Month (47BC), (46BC), (45 BC)
Jan – 29, 29, 31
Feb – 28, 28, 29 or 30
Extra — 27 —
March – 31, 31, 31
Apr – 29, 29, 30
May – 31, 31, 31
Jun – 29, 29, 30
Jul – 31, 31, 31
Aug – 29, 29, 30
Sep – 29, 29, 31
Oct – 31, 31, 31
Nov – 29, 29, 31
Addl — 34 —
H Dec — 34 —
Dec – 29, 29, 30
–––– –––– ––––
355, 445, 365
This is how Julian Calendar came into effect in 45 BC which was for 365 days and every 4th year of 366 days terming it as Leap Year.
Amendments by Emperor Augustus in the Julian Calendar:-
The Julian Calendar came into effect in 45 BC but within a year, in 44 BC, Julius Caesar was murdered and hence the responsibility of implementing the calendar rested on the shoulders of Pontifices Committee. Though it was decided to take leap year of 366 days every 4 years, the committee either inadvertently or purposely started taking leap year every 3 years. On account of this blunder, the correctness of Julian Calendar was lost but this continued from 45 BC till 8 BC.
Gaius Octavius (Augustus), grandson of Caeser’s sister and adopted son of Julias Caeser, took over the reins of Roman Empire when he was only 19 years old. He appointed himself as Pontiphex Maximus in 27 BC and became the chairman of the calendar implementation committee. He realised the mistake of leap year.
In the 36 years, from 45 BC till 9 BC, 13 leap years were taken instead of 10 and hence 3 extra days were taken. In order to adjust that anamoly, it was banned to take leap year from 4 BC to 4 AD and the Julian Calendar was brought on track again. The system of taking leap year every 4 years is being followed from 8 AD till today.
The Roman Senate passed a resolution to felicitate Augustus and changed the name of the month after July from Sextilis to August. Earlier the month of Quintilis was also renamed as July, as honour to Julius Caeser. As per the Julian Calendar, the number of days in the Sextilis (August) were 30 whereas July had 31 days and this was not acceptable to Augustus. Hence he reduced 1 day from February and added in August to make it 31 days. This change made July, August & September as 3 consecutive months of 31 days. The Julian Calendar had a order of alternative months of 31 and 30 days and hence one day from September was given to October and one day from November was given to December in maintain the order.

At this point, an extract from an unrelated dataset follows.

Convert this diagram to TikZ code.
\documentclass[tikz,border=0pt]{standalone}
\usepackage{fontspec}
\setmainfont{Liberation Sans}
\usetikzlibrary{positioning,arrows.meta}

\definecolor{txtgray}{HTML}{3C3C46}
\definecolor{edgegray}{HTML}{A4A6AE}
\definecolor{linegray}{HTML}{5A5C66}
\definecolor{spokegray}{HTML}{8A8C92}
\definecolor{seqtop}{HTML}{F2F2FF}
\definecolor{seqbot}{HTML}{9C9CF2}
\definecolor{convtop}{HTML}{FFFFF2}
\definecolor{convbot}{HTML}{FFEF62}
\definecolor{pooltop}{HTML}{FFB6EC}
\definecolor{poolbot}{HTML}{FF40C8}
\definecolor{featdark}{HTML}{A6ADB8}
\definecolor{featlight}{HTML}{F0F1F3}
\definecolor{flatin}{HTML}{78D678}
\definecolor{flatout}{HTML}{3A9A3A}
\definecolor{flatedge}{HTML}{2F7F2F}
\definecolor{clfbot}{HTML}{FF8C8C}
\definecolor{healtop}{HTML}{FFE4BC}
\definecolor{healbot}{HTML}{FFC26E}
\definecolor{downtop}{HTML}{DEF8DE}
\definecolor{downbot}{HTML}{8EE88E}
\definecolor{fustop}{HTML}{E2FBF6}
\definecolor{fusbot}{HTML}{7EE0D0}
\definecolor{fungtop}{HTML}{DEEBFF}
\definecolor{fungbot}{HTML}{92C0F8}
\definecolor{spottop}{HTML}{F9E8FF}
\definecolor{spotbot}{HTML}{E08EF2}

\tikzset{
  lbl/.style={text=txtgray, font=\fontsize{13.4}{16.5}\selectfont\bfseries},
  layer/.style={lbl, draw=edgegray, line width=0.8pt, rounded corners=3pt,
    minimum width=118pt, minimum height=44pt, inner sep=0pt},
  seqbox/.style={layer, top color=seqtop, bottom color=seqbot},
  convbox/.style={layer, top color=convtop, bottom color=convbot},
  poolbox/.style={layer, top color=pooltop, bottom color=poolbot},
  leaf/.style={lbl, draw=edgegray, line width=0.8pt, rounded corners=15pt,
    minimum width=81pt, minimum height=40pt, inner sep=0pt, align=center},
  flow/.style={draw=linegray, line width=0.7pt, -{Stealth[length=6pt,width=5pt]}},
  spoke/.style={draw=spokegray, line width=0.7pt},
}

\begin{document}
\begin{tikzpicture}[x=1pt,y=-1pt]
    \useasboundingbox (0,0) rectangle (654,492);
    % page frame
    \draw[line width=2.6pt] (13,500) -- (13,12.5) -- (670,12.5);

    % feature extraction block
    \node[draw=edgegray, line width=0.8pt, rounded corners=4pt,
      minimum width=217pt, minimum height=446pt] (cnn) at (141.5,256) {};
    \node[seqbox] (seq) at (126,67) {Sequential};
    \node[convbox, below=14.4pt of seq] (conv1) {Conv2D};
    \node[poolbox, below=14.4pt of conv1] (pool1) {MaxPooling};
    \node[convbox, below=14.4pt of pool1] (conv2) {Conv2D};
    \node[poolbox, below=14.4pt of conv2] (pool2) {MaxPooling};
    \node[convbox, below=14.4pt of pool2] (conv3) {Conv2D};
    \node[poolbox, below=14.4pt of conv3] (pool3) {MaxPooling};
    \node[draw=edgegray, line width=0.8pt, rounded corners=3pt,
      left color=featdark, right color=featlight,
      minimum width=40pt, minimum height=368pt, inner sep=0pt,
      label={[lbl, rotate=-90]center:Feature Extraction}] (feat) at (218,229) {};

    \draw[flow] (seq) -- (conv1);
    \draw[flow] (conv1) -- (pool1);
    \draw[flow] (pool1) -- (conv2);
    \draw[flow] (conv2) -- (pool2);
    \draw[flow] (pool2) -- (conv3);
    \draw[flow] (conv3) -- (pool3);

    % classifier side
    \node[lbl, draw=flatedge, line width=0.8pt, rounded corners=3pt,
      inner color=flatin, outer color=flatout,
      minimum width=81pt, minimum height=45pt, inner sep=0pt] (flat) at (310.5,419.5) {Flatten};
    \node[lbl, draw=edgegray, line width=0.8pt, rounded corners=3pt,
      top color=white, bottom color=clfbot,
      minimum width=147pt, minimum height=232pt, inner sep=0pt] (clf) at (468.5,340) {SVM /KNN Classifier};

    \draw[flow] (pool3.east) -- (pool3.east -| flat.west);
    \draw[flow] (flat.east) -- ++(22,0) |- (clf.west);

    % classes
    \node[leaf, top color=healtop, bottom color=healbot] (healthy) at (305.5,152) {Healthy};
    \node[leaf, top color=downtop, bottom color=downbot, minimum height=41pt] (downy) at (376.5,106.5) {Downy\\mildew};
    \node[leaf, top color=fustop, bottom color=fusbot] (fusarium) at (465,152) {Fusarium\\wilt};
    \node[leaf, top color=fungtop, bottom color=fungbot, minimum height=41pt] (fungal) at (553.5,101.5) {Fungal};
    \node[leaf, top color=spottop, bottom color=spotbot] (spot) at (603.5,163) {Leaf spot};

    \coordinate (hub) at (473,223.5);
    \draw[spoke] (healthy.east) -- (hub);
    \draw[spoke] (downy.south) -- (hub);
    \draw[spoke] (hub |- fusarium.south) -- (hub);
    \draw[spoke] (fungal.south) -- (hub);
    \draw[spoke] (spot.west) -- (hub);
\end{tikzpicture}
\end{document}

Following is list of months & number of days as per Julian and Augustus Calendar:-
Month, Julian, Augustus
January – 31, 31
February – 29/30, 28/29
March – 31, 31
April – 30, 30
May – 31, 31
June – 30, 30
July – 31, 31
August – 30, 31
September – 31, 30
October – 30, 31
November – 31, 30
December – 30, 31
Today we are following the days as per Augustus Calendar and the names of the months were also agreed upon. Though this amendments were made by Augustus, the calendar’s name remained as Julian Calendar.

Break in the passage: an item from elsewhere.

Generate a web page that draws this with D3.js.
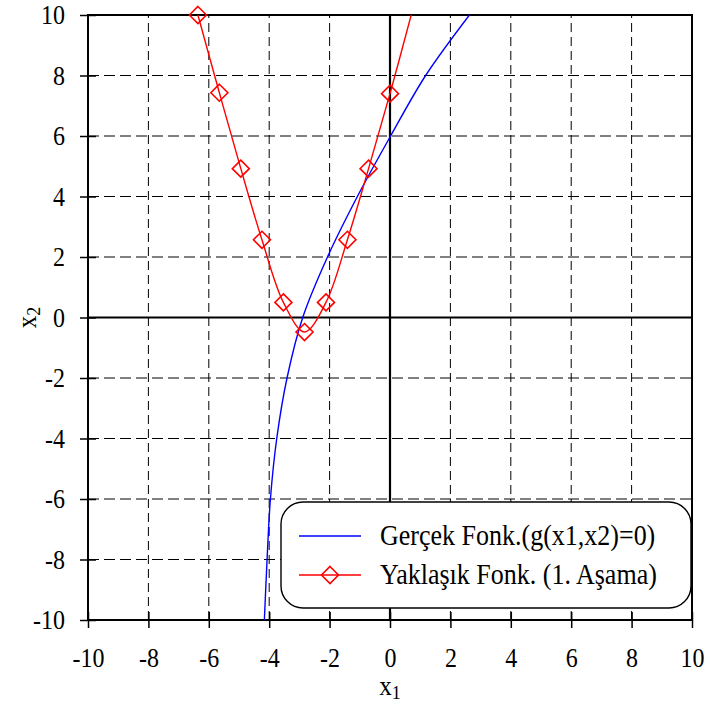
<!DOCTYPE html>
<html>
<head>
<meta charset="utf-8">
<script src="https://cdn.jsdelivr.net/npm/d3@7"></script>
<style>
  body { margin: 0; background: #fff; }
  text { font-family: "Liberation Serif", "Times New Roman", serif; fill: #000; }
</style>
</head>
<body>
<div id="chart"></div>
<script>
// tick values for both axes
const ticks = [-10, -8, -6, -4, -2, 0, 2, 4, 6, 8, 10];

// true function g(x1,x2)=0
const realX1 = [-4.16, -4.07, -3.96, -3.75, -3.41, -2.89, -2.07, -1.08, 0.02, 1.18, 2.63];
const realX2 = [-10, -8, -6, -4, -2, 0, 2, 4, 6, 8, 10];

// approximate function (1st stage), last point just above the top edge
const apprX1 = [-6.36, -5.65, -4.94, -4.24, -3.53, -2.83, -2.12, -1.41, -0.71, 0.0, 0.71];
const apprX2 = [10.0, 7.43, 4.92, 2.57, 0.50, -0.48, 0.50, 2.57, 4.92, 7.40, 10.03];

const legendLabels = ['Gerçek Fonk.(g(x1,x2)=0)', 'Yaklaşık Fonk. (1. Aşama)'];

const width = 710;
const height = 706;
const margin = {top: 15, right: 18, bottom: 86, left: 88};
const sy = 1.1; // text in the source is a bit taller than wide

const svg = d3.select('#chart')
    .append('svg')
        .attr('width', width)
        .attr('height', height);

const x = d3.scaleLinear()
    .domain([-10, 10])
    .range([margin.left, width - margin.right]);
const y = d3.scaleLinear()
    .domain([-10, 10])
    .range([height - margin.bottom, margin.top]);

svg.append('clipPath')
    .attr('id', 'plot')
    .append('rect')
        .attr('x', x(-10))
        .attr('y', y(10))
        .attr('width', x(10) - x(-10))
        .attr('height', y(-10) - y(10));

// dashed grid
const inner = ticks.filter(d => d !== 0 && Math.abs(d) !== 10);
svg.append('g')
    .selectAll('line')
    .data(inner)
    .join('line')
        .attr('x1', d => x(d)).attr('x2', d => x(d))
        .attr('y1', y(-10)).attr('y2', y(10))
        .attr('stroke', '#000')
        .attr('stroke-width', 1)
        .attr('stroke-dasharray', '9,5');
svg.append('g')
    .selectAll('line')
    .data(inner)
    .join('line')
        .attr('y1', d => y(d)).attr('y2', d => y(d))
        .attr('x1', x(-10)).attr('x2', x(10))
        .attr('stroke', '#000')
        .attr('stroke-width', 1)
        .attr('stroke-dasharray', '11,5');

// zero axes
svg.append('line')
    .attr('x1', x(0)).attr('x2', x(0))
    .attr('y1', y(-10)).attr('y2', y(10))
    .attr('stroke', '#000').attr('stroke-width', 2.2);
svg.append('line')
    .attr('y1', y(0)).attr('y2', y(0))
    .attr('x1', x(-10)).attr('x2', x(10))
    .attr('stroke', '#000').attr('stroke-width', 2.2);

// frame
svg.append('rect')
    .attr('x', x(-10))
    .attr('y', y(10))
    .attr('width', x(10) - x(-10))
    .attr('height', y(-10) - y(10))
    .attr('fill', 'none')
    .attr('stroke', '#000')
    .attr('stroke-width', 2);

const fmt = d => String(d); // plain hyphen, as in the source

const xx = g =>
    g
        .attr('transform', `translate(0,${y(-10)})`)
        .call(d3.axisBottom(x)
            .tickValues(ticks)
            .tickFormat(fmt)
            .tickSizeOuter(0)
            .tickSize(8))
        .call(g => g.select('.domain').remove())
        .call(g => g.selectAll('.tick line')
            .attr('y1', -8).attr('y2', 8)
            .attr('stroke-width', 1.5))
        .call(g => g.selectAll('.tick text')
            .attr('y', 47 / sy)
            .attr('dy', 0)
            .attr('transform', `scale(1,${sy})`)
            .style('font-size', '24px'));
const yy = g =>
    g
        .attr('transform', `translate(${x(-10)},0)`)
        .call(d3.axisLeft(y)
            .tickValues(ticks)
            .tickFormat(fmt)
            .tickSizeOuter(0)
            .tickSize(8))
        .call(g => g.select('.domain').remove())
        .call(g => g.selectAll('.tick line')
            .attr('x1', -8).attr('x2', 8)
            .attr('stroke-width', 1.5))
        .call(g => g.selectAll('.tick text')
            .attr('x', -23)
            .attr('dy', '0.34em')
            .attr('transform', `scale(1,${sy})`)
            .style('font-size', '24px'));

svg.append('g').call(xx);
svg.append('g').call(yy);

// axis titles
const xt = svg.append('text')
    .attr('transform', `translate(${x(0)},${y(-10) + 75}) scale(1,${sy})`)
    .attr('text-anchor', 'middle')
    .style('font-size', '25px');
xt.append('tspan').text('x');
xt.append('tspan').attr('dy', 4).style('font-size', '18px').text('1');

const yt = svg.append('text')
    .attr('transform', `translate(36,${y(0)}) rotate(-90) scale(1,${sy})`)
    .attr('text-anchor', 'middle')
    .style('font-size', '25px');
yt.append('tspan').text('x');
yt.append('tspan').attr('dy', 4).style('font-size', '18px').text('2');

// curves
const real = realX1.map((d, i) => [d, realX2[i]]);
const appr = apprX1.map((d, i) => [d, apprX2[i]]);

const line = d3.line()
    .curve(d3.curveCatmullRom.alpha(0.5))
    .x(d => x(d[0]))
    .y(d => y(d[1]));

svg.append('path')
    .datum(real)
    .attr('clip-path', 'url(#plot)')
    .attr('fill', 'none')
    .attr('stroke', '#0000ff')
    .attr('stroke-width', 1.4)
    .attr('d', line);

svg.append('path')
    .datum(appr)
    .attr('clip-path', 'url(#plot)')
    .attr('fill', 'none')
    .attr('stroke', '#ff0000')
    .attr('stroke-width', 1.4)
    .attr('d', line);

const diamond = r => `M0,${-r}L${r},0L0,${r}L${-r},0Z`;

svg.append('g')
    .selectAll('path')
    .data(appr.filter(d => d[1] <= 10))
    .join('path')
        .attr('transform', d => `translate(${x(d[0])},${y(d[1])})`)
        .attr('d', diamond(8.5))
        .attr('fill', 'none')
        .attr('stroke', '#ff0000')
        .attr('stroke-width', 1.6);

// legend
const lg = svg.append('g');
lg.append('rect')
    .attr('x', 281).attr('y', 502)
    .attr('width', 410).attr('height', 106)
    .attr('rx', 22).attr('ry', 22)
    .attr('fill', '#fff')
    .attr('stroke', '#000')
    .attr('stroke-width', 1.4);

const legendColors = ['#0000ff', '#ff0000'];
const legendY = [536, 575];
legendLabels.forEach((label, i) => {
    lg.append('line')
        .attr('x1', 299).attr('x2', 361)
        .attr('y1', legendY[i]).attr('y2', legendY[i])
        .attr('stroke', legendColors[i])
        .attr('stroke-width', 1.4);
    if (i === 1) {
        lg.append('path')
            .attr('transform', `translate(330,${legendY[i]})`)
            .attr('d', diamond(8.5))
            .attr('fill', 'none')
            .attr('stroke', '#ff0000')
            .attr('stroke-width', 1.6);
    }
    lg.append('text')
        .attr('transform', `translate(380,${legendY[i] + 9}) scale(1,${sy})`)
        .style('font-size', '26px')
        .text(label);
});
</script>
</body>
</html>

Julian Calendar was the predominant calendar in the Roman world, most of Europe, and in European settlements in the Americas and elsewhere.
It must also be noted that year after 1 BC was no year zero but the calendar goes straight from 1 BC to 1 CE, complicating the process of calculating years..
Shortcomings of the Julian Calendar
As per this calendar, every year is of 365.25 days. However the time taken by Earth to rotate around Sun, by scientific calculation, is 365.2422 days. This is known as Equinox Year. Hence it can be noticed that the Julian Calendar year is greater than 0.0078 days than Equinox Year. Although Greek astronomers had known, at least since Hipparchus, a century before the Julian reform, that the tropical year was slightly shorter than 365.25 days, the Julian calendar did not compensate for this difference. And this will amount to 1 day difference every 128 years. If we consider thousands of years, the seasonal cycle (which is based on Equinox Year) and the calendar will have lot of difference.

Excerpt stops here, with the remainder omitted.